鉄道事業者と協業のサービス展開強化、24年末までに1800台のロッカー設置予定
多用途の活用が可能な「スマートロッカー」を展開しているSPACER(スペースアール)は1月31日、シリーズB(経営安定期)ラウンドで当初目標調達額の5億円を上回る総額6.15億円の資金調達を実施したと発表した。
三井住友海上キャピタルをリード投資家として、SMBCベンチャーキャピタル、JR西日本イノベーションズ、博報堂、広島ベンチャーキャピタル、ブルーインキュベーション、りそなキャピタルの7社を引き受け先とした第三者割当増資を実施した。
SPACERはスマートロッカー「SPACER」(スペースアール)を開発。スマートフォンアプリ上で空き状況の確認、利用予約、キャッシュレス決済のほか、物理的な鍵を無くしてURLで鍵の共有を可能にしている。
一般的なコインロッカーの用途の荷物一時預けに加え、荷物の受け取りや商品の発送など新たな用途を追加した。
昨今のデリバリーやEC需要の増加による配送費高騰、配送ドライバー不足問題の解決を促進するため、鉄道事業者と協業し、ECで購入した商品を店舗で受け取る「BOPIS」(Buy Online Pick-up In Store、ボピス)に対応可能なマルチコンテンツオープンロッカーとしても活用している。
2021年2月以降、西武ホールディングスやJR西日本、阪急電鉄との協業を相次ぎ打ち出している。現在のロッカー設置数は全国約200カ所で約550台(23年12月末時点)に達し、23年の売り上げは前年比3.5倍に伸びている。

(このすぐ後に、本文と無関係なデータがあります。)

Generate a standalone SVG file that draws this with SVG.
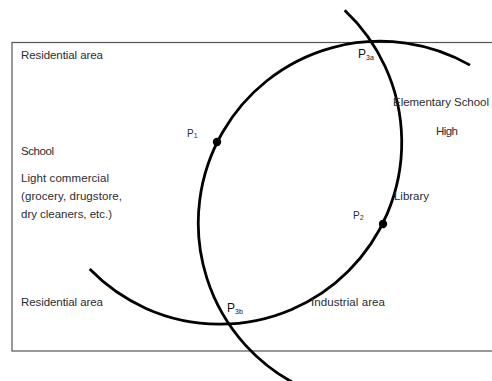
<svg xmlns="http://www.w3.org/2000/svg" width="492" height="381" viewBox="0 0 492 381">
<style>
.t{font-family:"Liberation Sans",Arial,sans-serif;font-size:11.5px;fill:#2b2b33}
.p{font-family:"Liberation Sans",Arial,sans-serif;font-size:12px;fill:#111}
.s{font-size:7px}
.arc{fill:none;stroke:#000;stroke-width:2.8;stroke-linecap:butt}
</style>
<rect width="492" height="381" fill="#fff"/>
<rect x="12" y="42.5" width="490" height="308.5" fill="none" stroke="#555" stroke-width="1.2"/>
<g id="arcs">
<path class="arc" d="M344.7,10.3 A181.7,181.7 0 0 1 348.5,271 A181.7,181.7 0 0 1 89.7,269.1"/>
<path class="arc" d="M470,65.1 A181.7,181.7 0 0 0 222.6,132.2 A181.7,181.7 0 0 0 303.2,387.7"/>
</g>
<g id="points">
<circle cx="217" cy="142" r="4.2" fill="#000"/>
<circle cx="383" cy="224" r="4.2" fill="#000"/>
</g>
<g id="labels">
<text class="t" x="21" y="59" textLength="82">Residential area</text>
<text class="t" x="21" y="155" textLength="33">School</text>
<text class="t" x="21" y="182" textLength="88">Light commercial</text>
<text class="t" x="21" y="200" textLength="101">(grocery, drugstore,</text>
<text class="t" x="21" y="218" textLength="91">dry cleaners, etc.)</text>
<text class="t" x="21" y="306" textLength="82">Residential area</text>
<text class="t" x="393" y="106" textLength="96">Elementary School</text>
<text class="t" x="436" y="135" textLength="22">High</text>
<text class="t" x="394" y="200" textLength="35">Library</text>
<text class="t" x="311" y="306" textLength="74">Industrial area</text>
<text class="t" x="187" y="137" style="font-size:10px">P<tspan class="s" dy="1">1</tspan></text>
<text class="t" x="353" y="219" style="font-size:10px">P<tspan class="s" dy="1">2</tspan></text>
<text class="p" x="358" y="58">P<tspan class="s" dy="2">3a</tspan></text>
<text class="p" x="227" y="312">P<tspan class="s" dy="2">3b</tspan></text>
</g>
</svg>
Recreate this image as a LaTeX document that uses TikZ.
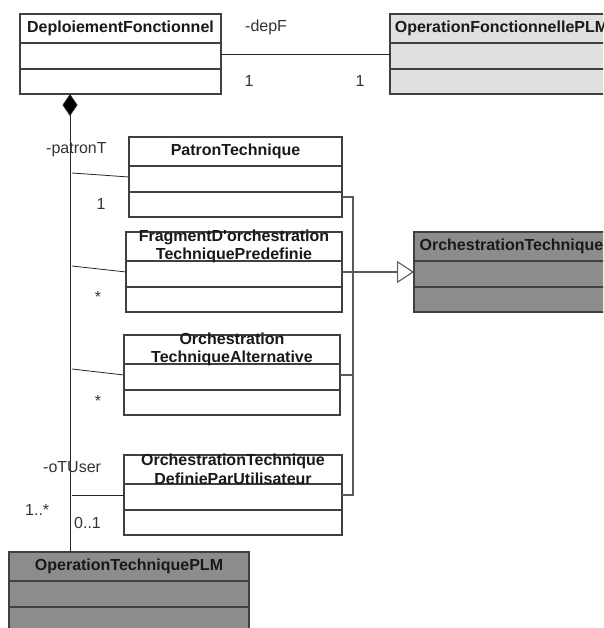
\documentclass[tikz,border=0pt]{standalone}
\usepackage{fontspec}
\setmainfont{Liberation Sans}
\usetikzlibrary{arrows.meta,positioning}

\begin{document}
\begin{tikzpicture}[x=1pt,y=-1pt,font=\fontsize{16}{18.5}\selectfont,>=Stealth,
  cls/.style={draw=black!75,line width=1.1pt,minimum width=#1,minimum height=80pt,
    inner sep=0pt,outer sep=0pt,anchor=north west,
    path picture={\draw[black!75,line width=1.1pt]
      ([yshift=-29pt]path picture bounding box.north west) -- ([yshift=-29pt]path picture bounding box.north east)
      ([yshift=-55pt]path picture bounding box.north west) -- ([yshift=-55pt]path picture bounding box.north east);}},
  ttl/.style={font=\fontsize{16}{18.5}\selectfont\bfseries,align=center,inner sep=0pt,text=black!90},
  lbl/.style={inner sep=0pt,text=black!80},
  assoc/.style={draw=black!85,line width=0.8pt},
  genl/.style={draw=black!65,line width=1.1pt}]
\useasboundingbox (0,0) rectangle (603,628);
\clip (0,0) rectangle (603,628);

% classes
\node[cls=201pt] (dep) at (20,14) {};
\node[ttl] (tDep) at ([yshift=-14.5pt]dep.north) {DeploiementFonctionnel};
\node[cls=223pt,fill=black!12,right=169pt of dep] (opF) {};
\node[ttl] (tOpF) at ([yshift=-14.5pt]opF.north) {OperationFonctionnellePLM};

\node[cls=213pt] (patron) at (129,137) {};
\node[ttl] (tPatron) at ([yshift=-14.5pt]patron.north) {PatronTechnique};
\node[cls=216pt] (frag) at (126,232) {};
\node[ttl] (tFrag) at ([yshift=-14.5pt]frag.north) {FragmentD\textquotesingle orchestration\\TechniquePredefinie};
\node[cls=216pt] (alt) at (124,335) {};
\node[ttl] (tAlt) at ([yshift=-14.5pt]alt.north) {Orchestration\\TechniqueAlternative};
\node[cls=218pt] (defi) at (124,455) {};
\node[ttl] (tDefi) at ([yshift=-14.5pt]defi.north) {OrchestrationTechnique\\DefinieParUtilisateur};

\node[cls=195pt,fill=black!45,right=72pt of frag] (orchT) {};
\node[ttl] (tOrchT) at ([yshift=-14.5pt]orchT.north) {OrchestrationTechnique};
\node[cls=240pt,fill=black!45] (opT) at (9,552) {};
\node[ttl] (tOpT) at ([yshift=-14.5pt]opT.north) {OperationTechniquePLM};

% depF
\draw[assoc] (dep.east) -- (opF.west);
\node[lbl,anchor=base west] (lDepF) at (245,32) {-depF};
\node[lbl,anchor=base] (lDep1) at (249,87) {1};
\node[lbl,anchor=base] (lOpF1) at (360,87) {1};

% composition
\coordinate (cTop) at ([xshift=50pt]dep.south west);
\coordinate (cBot) at (cTop |- opT.north);
\draw[assoc,{Diamond[length=22pt,width=15pt,fill=black]}-] (cTop) -- (cBot);
\path (cTop |- patron.west) ++(2,-4) coordinate (aPatron);
\path (cTop |- frag.west) ++(2,-6) coordinate (aFrag);
\path (cTop |- alt.west) ++(2,-6) coordinate (aAlt);
\path (cTop |- defi.west) ++(2,0) coordinate (aDefi);
\draw[assoc] (aPatron) -- (patron.west);
\draw[assoc] (aFrag) -- (frag.west);
\draw[assoc] (aAlt) -- (alt.west);
\draw[assoc] (aDefi) -- (defi.west);
\node[lbl,anchor=base west] (lPatronT) at (46,154) {-patronT};
\node[lbl,anchor=base] (lPatron1) at (101,209) {1};
\node[lbl,anchor=base] (lFrag) at (98,302) {*};
\node[lbl,anchor=base] (lAlt) at (98,406) {*};
\node[lbl,anchor=base west] (lOTUser) at (43,472) {-oTUser};
\node[lbl,anchor=base west] (lOpT) at (25,515) {1..*};
\node[lbl,anchor=base west] (lDefi) at (74,528) {0..1};

% generalisation
\coordinate (bus) at ([xshift=11pt]frag.east);
\draw[genl] ([yshift=-20pt]patron.east) -| (bus |- defi.east) -- (defi.east);
\draw[genl] (alt.east) -- (bus |- alt.east);
\draw[genl,-{Triangle[open,length=17pt,width=22pt,fill=white]}] (frag.east) -- (orchT.west);
\end{tikzpicture}
\end{document}
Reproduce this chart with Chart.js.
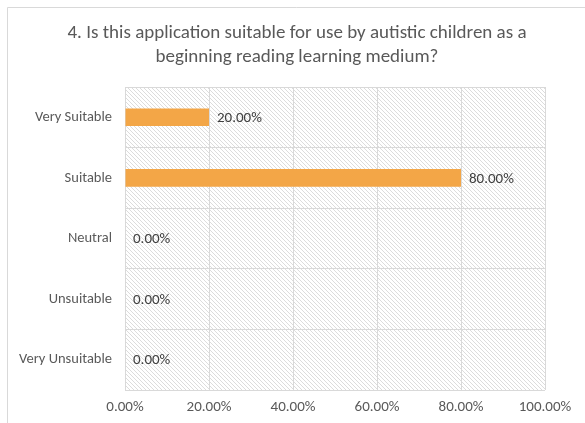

今春には「SPACER」を活用した新サービスの展開も予定しており、調達した資金はサービスやシステムの開発費に充てる。
今後は鉄道事業者や観光事業者との取り組みをさらに強化し、24年末時点でのロッカー設置数は23年比約3.3倍となる全国360カ所・1800台、24年の売り上げは23年比で約3倍まで伸ばす計画。後3年間で約5000台の新たなロッカー設置を目指す。